About Pascal Welsch
Hi, I’m Pascal Welsch, a self-employed Software Engineer with focus on Flutter applications.
After 6 years of professional Android development my passion shifted towards Flutter where I can build apps for multiple platforms. As Google Developer Expert for Flutter, I speak at conferences, build open-source projects and write blog posts about my learnings.
I love building stunning user interfaces and fluid animations. But I feel the same passion when I build SDKs, libraries, tools or business logic in a test-driven manner.
I used to work as Android team lead acting as a coach, not a manager. This role allowed me to give honest feedback and share knowledge in code reviews, pair-programming sessions and in regular coding dojos.
If you’re looking for a developer like me, contact me!
How I work
Tests are essential
Tests are a crucial aspect of software development and a quality factor. Not only do tests verify the correctness of components, they also prevent accidental behaviour changes when adding more features. A good test suite allows me to iterate faster. When all tests run after refactoring, I have nothing to worry.
TDD (Test-Driven-Development) is a great method to build business logic modules. It helps me to focus on the problem. This way I don’t write code which never runs. It keeps my solution simple, stupid.
Testing doesn’t necessarily mean TDD. In front-end development, having a test for every little fade animation doesn’t scale. Instead I use UI Tests to cover business related click paths through the app.
Knowlege sharing
To build successful innovatie software, it is necessary to have a collaborative team, pushing each other for better results. Most of knowledge exchange happens during Code Reviews, where author and reviewer learn from each other and agree on the best solution for the problem.
Another way to transfer skills in a team is via Pair Programming. Having two developers working on the same laptop, solving problems together prevents and creates a shared codebase where nobody “own” parts of the project.

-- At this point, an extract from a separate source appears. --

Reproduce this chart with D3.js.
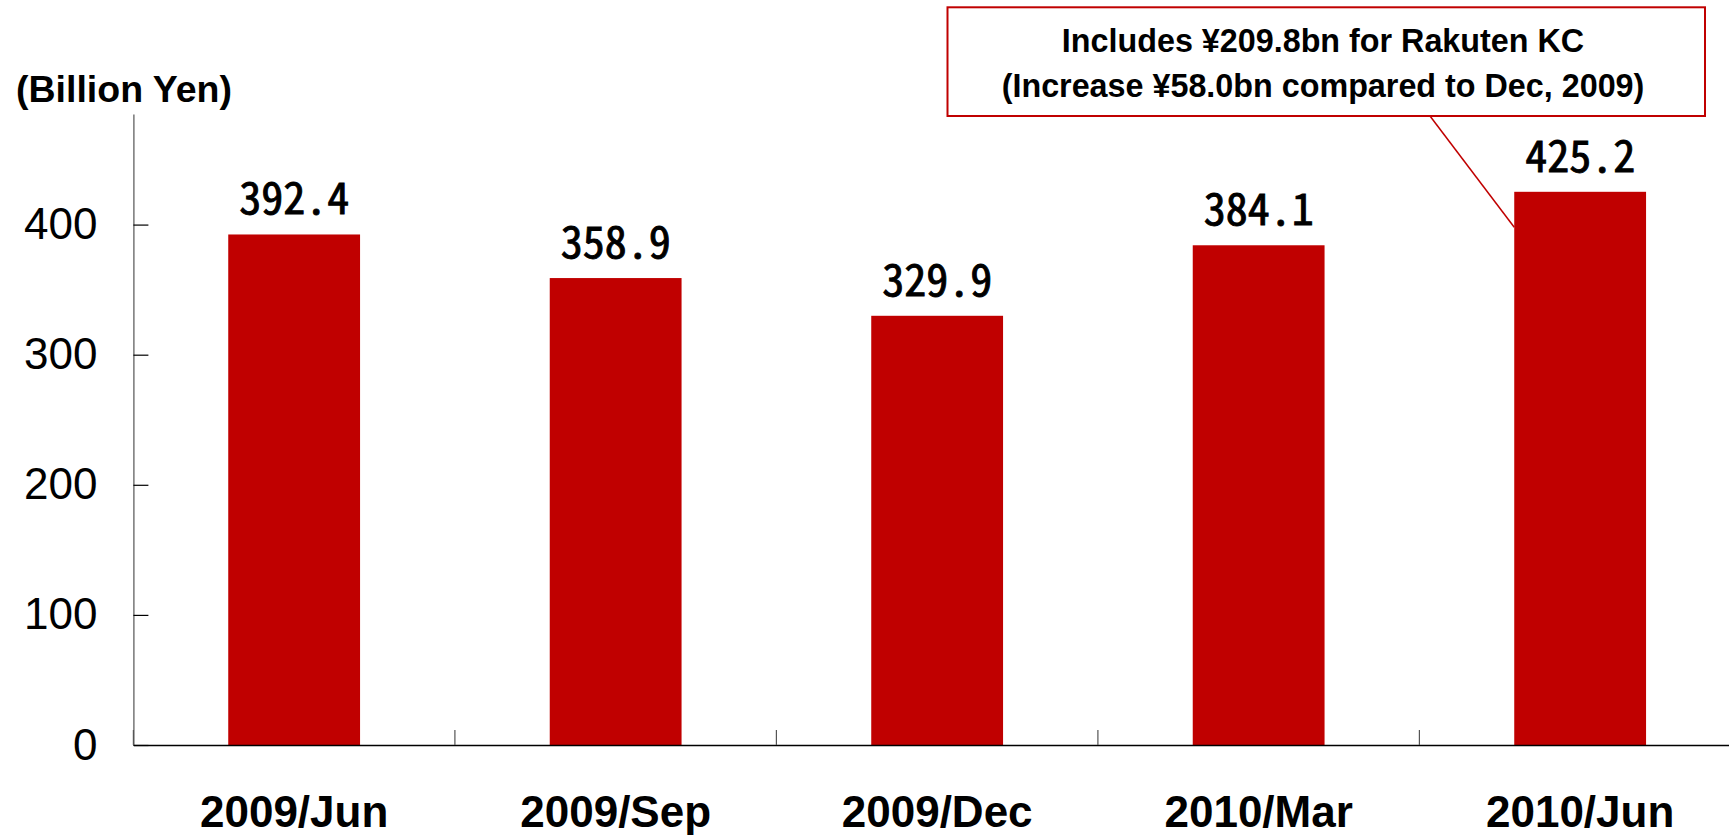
<!DOCTYPE html>
<html>
<head>
<meta charset="utf-8">
<script src="https://cdn.jsdelivr.net/npm/d3@7"></script>
<style>
  html, body { margin: 0; padding: 0; background: #ffffff; }
  svg { display: block; }
  .val { font-family: "Noto Sans Mono CJK JP", "Noto Sans CJK JP", "DejaVu Sans Mono", monospace; }
  .sans { font-family: Arial, "Liberation Sans", Helvetica, sans-serif; }
</style>
</head>
<body>
<svg id="chart" width="1729" height="835"></svg>
<script>
// Total balance at quarter end (billion yen)
const categories = ["2009/Jun", "2009/Sep", "2009/Dec", "2010/Mar", "2010/Jun"];
const values = [392.4, 358.9, 329.9, 384.1, 425.2];
const yTicks = [0, 100, 200, 300, 400];
const unitLabel = "(Billion Yen)";
const noteLines = [
  "Includes \u00a5209.8bn for Rakuten KC",
  "(Increase \u00a558.0bn compared to Dec, 2009)"
];
const noteTarget = { category: "2010/Jun", value: 398 };

const RED = "#C00000";
const svg = d3.select("#chart");

const x = d3.scaleBand()
  .domain(categories)
  .range([133.4, 133.4 + 5 * 321.5])
  .paddingInner(0.59)
  .paddingOuter(0.295);

const y = d3.scaleLinear()
  .domain([0, 485])
  .range([745, 114]);

// bars
svg.append("g").selectAll("rect")
  .data(values)
  .join("rect")
  .attr("x", (d, i) => x(categories[i]))
  .attr("y", d => y(d))
  .attr("width", x.bandwidth())
  .attr("height", d => y(0) - y(d))
  .attr("fill", RED);

// value labels (regular weight, slightly thickened with a thin outline)
svg.append("g").selectAll("text")
  .data(values)
  .join("text")
  .attr("class", "val")
  .attr("x", (d, i) => x(categories[i]) + x.bandwidth() / 2)
  .attr("y", d => y(d) - 20)
  .attr("text-anchor", "middle")
  .attr("font-size", 44)
  .attr("fill", "#000")
  .attr("stroke", "#000")
  .attr("stroke-width", 0.9)
  .text(d => d.toFixed(1));

// y axis with inward ticks
const yAxis = svg.append("g")
  .attr("transform", `translate(${x.range()[0]},0)`)
  .call(d3.axisLeft(y)
    .tickValues(yTicks)
    .tickSizeInner(-15)
    .tickSizeOuter(0)
    .tickPadding(36)
    .tickFormat(d3.format("d")));
yAxis.select(".domain").attr("stroke", "#555").attr("stroke-width", 1.2);
yAxis.selectAll(".tick line").attr("stroke", "#000").attr("stroke-width", 1.2);
yAxis.selectAll(".tick text")
  .attr("class", "sans")
  .attr("font-size", 44)
  .attr("fill", "#000");

// x axis: baseline, category labels, and boundary ticks
const xAxis = svg.append("g")
  .attr("transform", `translate(0,${y(0)})`)
  .call(d3.axisBottom(x)
    .tickSizeInner(0)
    .tickSizeOuter(0)
    .tickPadding(51));
xAxis.select(".domain").attr("stroke", "#000").attr("stroke-width", 1.5);
xAxis.selectAll(".tick text")
  .attr("class", "sans")
  .attr("font-size", 44)
  .attr("font-weight", "bold")
  .attr("fill", "#000");

const bounds = d3.range(categories.length + 1).map(i => x.range()[0] + i * x.step());
svg.append("g").selectAll("line")
  .data(bounds)
  .join("line")
  .attr("x1", d => d).attr("x2", d => d)
  .attr("y1", y(0)).attr("y2", y(0) - 15)
  .attr("stroke", "#555")
  .attr("stroke-width", 1.2);

// unit label
svg.append("text")
  .attr("class", "sans")
  .attr("x", 16)
  .attr("y", 102)
  .attr("font-size", 37.5)
  .attr("font-weight", "bold")
  .attr("fill", "#000")
  .text(unitLabel);

// callout box with leader line
const box = { x0: 947.5, x1: 1705, y0: 7.3, y1: 116 };
svg.append("line")
  .attr("x1", 1430).attr("y1", box.y1)
  .attr("x2", x(noteTarget.category)).attr("y2", y(noteTarget.value))
  .attr("stroke", RED)
  .attr("stroke-width", 1.5);
svg.append("rect")
  .attr("x", box.x0).attr("y", box.y0)
  .attr("width", box.x1 - box.x0).attr("height", box.y1 - box.y0)
  .attr("fill", "#fff")
  .attr("stroke", RED)
  .attr("stroke-width", 2);
svg.append("g").selectAll("text")
  .data(noteLines)
  .join("text")
  .attr("class", "sans")
  .attr("x", 1323)
  .attr("y", (d, i) => 51.7 + i * 45)
  .attr("text-anchor", "middle")
  .attr("font-size", 32.3)
  .attr("font-weight", "bold")
  .attr("fill", "#000")
  .text(d => d);
</script>
</body>
</html>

Additionally, working so close together shares micro skills – like keyboard shortcuts and terminal commands – which otherwise might never be shared.
Automation
One goal as a software engineer is to automate everything. It prevents errors and humans doing boring repetitive tasks. Mobile projects should have at least
- automated tests for each Pull Request on a continuous integration server,
- automatic warnings from static analysis for common code smells and
- fully automated release processes to upload apps into stores.
But as the project grows, more automated tools might be required:
- Integration tests for REST APIs to detect if a 3rd party API removed required fields
- Automatic changelogs of merged Pull Requests from last sprint
- Automatic gerneration of third party licenses overview
Every project has different requirements and most require custom solutions. I love building those!